Ladies and gentlemen, it’s my honor to introduce the next President of the United States, Sen. John Kerry, everyone!
Akiva Gottlieb: Certainly an improvement over the turgid melodrama of “The Reason”, this song showcases Hoobastank’s edgier side…which doesn’t mean it stanks much less. Kinda instantly forgettable, and I don’t want to talk about it.
Gabe Gloden: There’s so much controversy in the music community over where, exactly, Hoobastank got their name.

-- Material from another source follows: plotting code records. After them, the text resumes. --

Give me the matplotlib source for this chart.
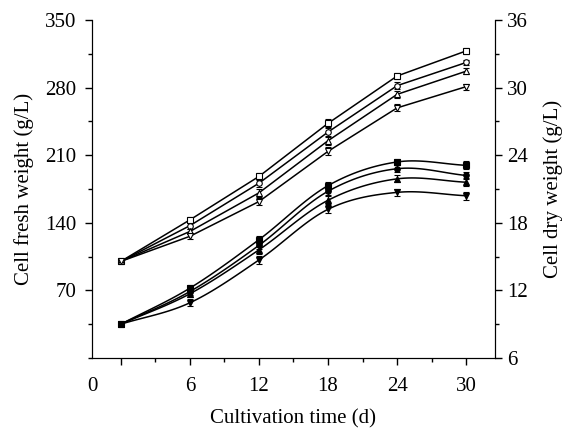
import numpy as np
import matplotlib
matplotlib.use('Agg')
import matplotlib.pyplot as plt
from matplotlib.ticker import MultipleLocator

plt.rcParams['font.family'] = ['Liberation Serif', 'DejaVu Serif']
plt.rcParams['font.size'] = 15

days = [0, 6, 12, 18, 24, 30]

# fresh weight (g/L), left axis, open markers
fresh_1 = [100, 143, 188, 243, 292, 318]
fresh_2 = [100, 137, 181, 234, 282, 306]
fresh_3 = [100, 131, 171, 225, 273, 297]
fresh_4 = [100, 126, 162, 214, 259, 281]
fresh_err = [1.5, 3, 4, 4, 3.5, 3]

# dry weight (g/L), right axis, filled markers
dry_1 = [9.0, 12.2, 16.5, 21.3, 23.4, 23.1]
dry_2 = [9.0, 11.9, 16.0, 20.8, 22.8, 22.2]
dry_3 = [9.0, 11.7, 15.6, 20.0, 21.9, 21.6]
dry_4 = [9.0, 10.9, 14.7, 19.2, 20.7, 20.4]
dry_err = [0.15, 0.3, 0.35, 0.35, 0.3, 0.35]

markers = ['s', 'o', '^', 'v']


def smooth(x, y, n=20):
    # cubic Hermite curve through the measured points
    x = np.asarray(x, float)
    y = np.asarray(y, float)
    m = np.gradient(y, x)
    xs, ys = [], []
    for i in range(len(x) - 1):
        h = x[i + 1] - x[i]
        t = np.linspace(0, 1, n)
        h00 = 2 * t**3 - 3 * t**2 + 1
        h10 = t**3 - 2 * t**2 + t
        h01 = -2 * t**3 + 3 * t**2
        h11 = t**3 - t**2
        xs.append(x[i] + t * h)
        ys.append(h00 * y[i] + h10 * h * m[i] + h01 * y[i + 1] + h11 * h * m[i + 1])
    return np.concatenate(xs), np.concatenate(ys)


fig, ax = plt.subplots(figsize=(5.66, 4.29), dpi=100)
fig.subplots_adjust(left=0.1625, right=0.8746, top=0.9534, bottom=0.1655)
ax2 = ax.twinx()

for ser, mk in zip([fresh_1, fresh_2, fresh_3, fresh_4], markers):
    ax.plot(days, ser, color='black', lw=1.1)
    ax.errorbar(days, ser, yerr=fresh_err, fmt=mk, mfc='white', mec='black',
                ms=4, mew=0.8, ecolor='black', elinewidth=0.8, capsize=2.5, zorder=3)

for ser, mk in zip([dry_1, dry_2, dry_3, dry_4], markers):
    sx, sy = smooth(days, ser)
    ax2.plot(sx, sy, color='black', lw=1.1)
    ax2.errorbar(days, ser, yerr=dry_err, fmt=mk, mfc='black', mec='black',
                 ms=4, mew=0.8, ecolor='black', elinewidth=0.8, capsize=2.5, zorder=3)

ax.set_xlim(-2.5, 32.5)
ax.set_ylim(0, 350)
ax2.set_ylim(6, 36)

ax.set_xticks([-2.5, 0, 6, 12, 18, 24, 30])
ax.set_xticklabels(['0', '', '6', '12', '18', '24', '30'])
ax.xaxis.get_major_ticks()[0].tick1line.set_visible(False)
ax.xaxis.set_minor_locator(MultipleLocator(3))
ax.set_yticks([70, 140, 210, 280, 350])
ax.yaxis.set_minor_locator(MultipleLocator(35))
ax2.set_yticks([6, 12, 18, 24, 30, 36])
ax2.yaxis.set_minor_locator(MultipleLocator(3))

for a in (ax, ax2):
    a.spines['top'].set_visible(False)
    a.tick_params(which='major', direction='out', length=5, width=1)
    a.tick_params(which='minor', direction='out', length=3, width=1)
    a.tick_params(labelsize=15)
ax.tick_params(axis='x', pad=8.5)
ax.tick_params(axis='y', pad=6)

ax.set_xlabel('Cultivation time (d)', fontsize=15, labelpad=10)
ax.set_ylabel('Cell fresh weight (g/L)', fontsize=15, labelpad=8)
ax2.set_ylabel('Cell dry weight (g/L)', fontsize=15, labelpad=11)

fig.savefig('out.png', dpi=100)
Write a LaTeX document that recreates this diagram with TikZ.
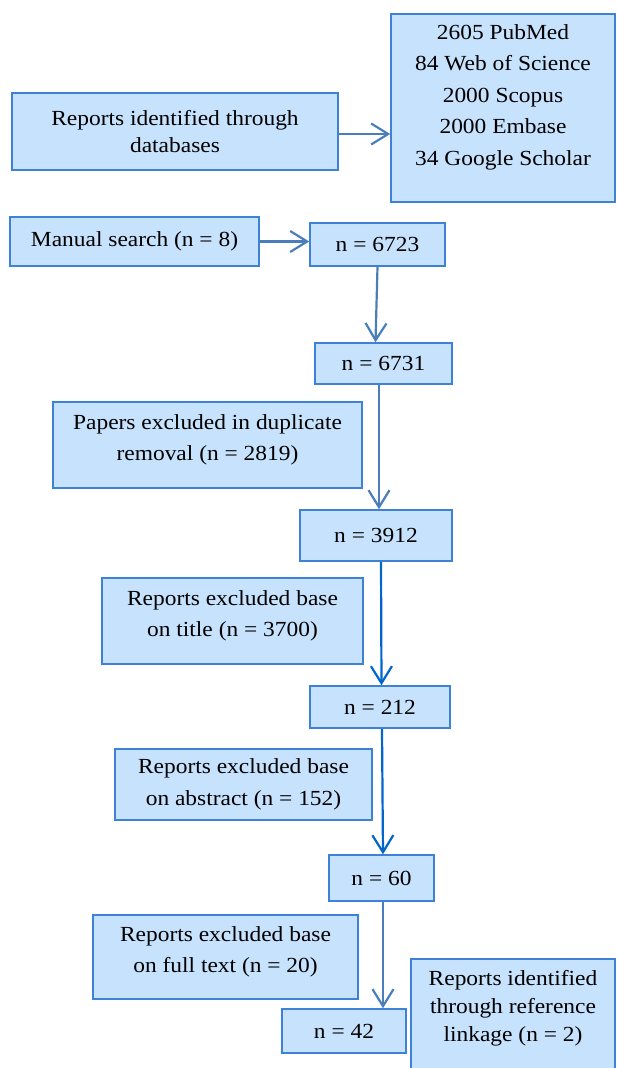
\documentclass[tikz,border=0pt]{standalone}
\usepackage{fontspec}
\setmainfont{Liberation Serif}[FakeStretch=1.09]
\usetikzlibrary{arrows.meta}
\definecolor{boxfill}{RGB}{199,226,252}
\definecolor{boxline}{RGB}{62,130,214}
\definecolor{arrsteel}{RGB}{74,126,187}
\definecolor{arrblue}{RGB}{0,102,204}

\begin{document}
\begin{tikzpicture}[x=1pt, y=-1pt,
  >={Straight Barb[length=17pt, width=21pt]},
  font=\fontsize{21.5}{31.5}\selectfont,
  box/.style={draw=boxline, fill=boxfill, line width=1.5pt, inner sep=0pt, align=center},
  flow/.style={->, line width=2.2pt, arrsteel},
  flowb/.style={->, line width=2.2pt, arrblue}]
  \useasboundingbox (0,0) rectangle (616,1068);
  % identification
  \node[box, minimum width=326pt, minimum height=77pt, font=\fontsize{21.5}{27.5}\selectfont] (ident) at (175,131.5) {Reports identified through\\databases};
  \node[box, minimum width=224pt, minimum height=188pt] (dbs) at (503,108) {2605 PubMed\\84 Web of Science\\2000 Scopus\\2000 Embase\\34 Google Scholar\\[-5.5pt]\mbox{}};
  \node[box, minimum width=249pt, minimum height=49pt] (manual) at (134.5,241.5) {Manual search (n = 8)};
  \node[box, minimum width=135pt, minimum height=43pt] (n6723) at (377.5,244.5) {n = 6723};
  \node[box, minimum width=137pt, minimum height=41pt] (n6731) at (383.5,363.5) {n = 6731};
  % screening
  \node[box, minimum width=309pt, minimum height=86pt] (dupl) at (207.5,445) {Papers excluded in duplicate\\removal (n = 2819)\\[-16.5pt]\mbox{}};
  \node[box, minimum width=152pt, minimum height=51pt] (n3912) at (376,535.5) {n = 3912};
  \node[box, minimum width=261pt, minimum height=86pt] (title) at (232.5,621) {Reports excluded base\\on title (n = 3700)\\[-16.5pt]\mbox{}};
  \node[box, minimum width=140pt, minimum height=42pt] (n212) at (380,707) {n = 212};
  \node[box, minimum width=257pt, minimum height=71pt] (abstr) at (243.5,784.5) {Reports excluded base\\on abstract (n = 152)};
  \node[box, minimum width=105pt, minimum height=46pt] (n60) at (381.5,878) {n = 60};
  % eligibility
  \node[box, minimum width=265pt, minimum height=84pt] (full) at (225.5,957) {Reports excluded base\\on full text (n = 20)\\[-16.5pt]\mbox{}};
  \node[box, minimum width=124pt, minimum height=44pt] (n42) at (344,1031) {n = 42};
  \node[box, minimum width=204pt, minimum height=112pt, font=\fontsize{21.5}{28}\selectfont] (refs) at (513,1015) {Reports identified\\through reference\\linkage (n = 2)\\[-10pt]\mbox{}};
  % arrows
  \draw[flow] ([yshift=-2.5pt]ident.east) -- ([yshift=-2.5pt]ident.east -| dbs.west);
  \draw[flow] (manual.east) -- (manual.east -| n6723.west);
  \draw[flow] (n6723.south) -- ([xshift=-8pt]n6731.north);
  \draw[flow] ([xshift=-4.5pt]n6731.south) -- ([xshift=3pt]n3912.north);
  \draw[flowb] ([xshift=5pt]n3912.south) -- ([xshift=1.5pt]n212.north);
  \draw[flowb] ([xshift=2pt]n212.south) -- ([xshift=1.5pt]n60.north);
  \draw[flow] ([xshift=1.5pt]n60.south) -- ([xshift=1.5pt]n60.south |- n42.north);
\end{tikzpicture}
\end{document}
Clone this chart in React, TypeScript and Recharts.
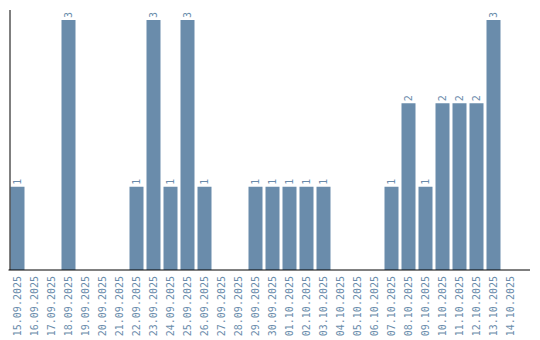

There are those who feel it was adopted from a band member’s Swedish middle name, and then there’s the vocal camp that feels it’s a derivative of the phrase “Who’s Butt Stinks?” Even others argue that it’s just some last minute made-up word because they were too busy being haphazardly thrown together by a major label. But there’s no controversy surrounding their quality. They suck.
Matt Chesnut: This reminds of my every local show I’ve gone to. No one’s paying attention to the band except a couple of the band’s friends, the cigarette smoke is wafting in the night air, I’m coughing and I think “So, this is it. This is how I die.” This song is the same. The vocals are totally negligible, the chorus is just there, I’m coughing, and I think in some ironic twist, my life will end when this song is playing. And then the song is over. Well, at least I have my health.
Andrew Unterberger: Hoobastank may currently be tied with Nickelback as the most hate able band on the planet, but let’s face it—“The Reason” was a great song. Or maybe not, but I’ll always hold a soft spot for it. However, one power ballad is probably going to be enough for these guys, and “Same Direction” places them firmly back in dire “Crawling in the Dark” territory. Eh, it could still be worse—yeah, Nickelback, you heard me right.